It’s no secret that Americans are workaholics. We also have some inadequate stress-management techniques (drink, anyone?), but the Danes have figured out the perfect feel-good blueprint for home life: Hygge.
In Denmark, there exists a concept that, perhaps, cannot be translated. Hygge (HOO-gah) is a feeling or mood that comes from time spent with close friends and family, allowing us to appreciate the simple pleasures in life. In Danish, if something really gets the hygge going, it’s considered hyggelig or hyggeligt. Hot drinks, wool socks, slow food, deserts, and a beautiful, comfy space all get the oxytocin going and therefore, the hygge.
This is what you need to get your hygge going:
Hygge is best with a small group of close-knit friends and family.
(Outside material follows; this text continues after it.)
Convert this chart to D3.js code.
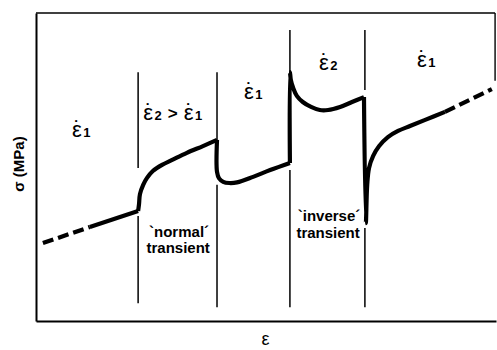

Just like birth, where we also want the oxytocin rolling, feeling very comfortable with the people we’re with is a necessity for good hygge. Some call it ‘socializing for introverts.’
Sugar: Nothing is truly hygge without cake. The Danes eat more than twice the sugar of the European average. It doesn’t have to be cake, but a baked treat (like a Danish!) or something else made from scratch — and sugar — is necessary.
Home cooking: Parents in Denmark leave work at 4pm, like clockwork. Everyone goes home to cook dinner. Slow food is the heart of hearth and home comfort. You may be making comfort food from scratch, but don’t slave away in the kitchen! That’s not hygge! Everyone lends a hand, everyone gets a chance to talk, and everyone is valuable.
If you have a fireplace, you know the kind of atmosphere it helps create. Light it! If not, candles are a necessary element of the warm, inviting space that builds social bonds and calm. An enormous number of candles are burned in Denmark.
Bring in some nature to enhance the hygge. A centerpiece with pinecones, rocks, and pretty leaves is nice. Perhaps you will find some fresh flowers, an attractive bough, or sprig of greenery to invoke the calm. Even wooden furniture, toys, and servingware helps bring a sense of being grounded.
Turn your phone off because hygge is about living in the moment and feeling very comfortable with what is right here, right now.
If you’re having a quiet hygge, you might read or write letters. You can work on your knitting while you sit and enjoy the company. Maybe you’ll all watch a heartwarming family film or romantic comedy. Talk. You can put on some music (vinyl is the most hygge, I’m told). You can also get out the photo albums, play board games, or make desert together.
Family life is the perfect set up for the perfect hygge evening.